To overseed that rough would be a nightmare, it would take a lot of push spreaders and guys to make sure everything got seeded at the proper rate with all the humps and hills.  Also to mow that all season long as overseeded rough would also be very difficult.  They made the decision since day one that they were not going to overseed that rough and that was the right call.  As you said they could maybe go up another 2-3 fairways passes with overseeded rough.  That is definitely possible to try and stop balls from coming down into the fairway all the time.

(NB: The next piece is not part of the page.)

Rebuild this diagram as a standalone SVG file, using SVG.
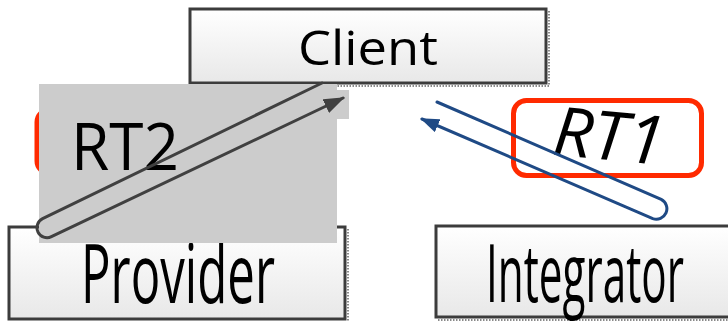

Second, when you don't overseed rough and then it goes fully dormant from frost, the capability to maintain its proper height from cart traffic immediately goes away.  It is a very tough scenario.  Most guys keep their 419 Bermuda rough in the desert at around 1-2'', if you go any higher with how thick and dense it gets people start to complain.  Say you have it at 2'' before it gets cold and goes into dormancy.  Once you lets the carts out to drive wherever they want that rough gets so compacted down, now it is tighter than some of the fairways and FIRM.  I have worked at courses and a lot still do it where you tell the members to stay in the fairways with their carts so that the rough doesn't get so tight by February.   It makes golf courses that don't have containment mounding play a lot tighter since the rough doesn't stop the golf ball at all from going into the desert. 

astavrides

  • Karma: +0/-0
Re: An observation about PGA West
« Reply #4 on: January 20, 2020, 07:50:23 AM »
Are they still using PGA West as a final stage for Q school?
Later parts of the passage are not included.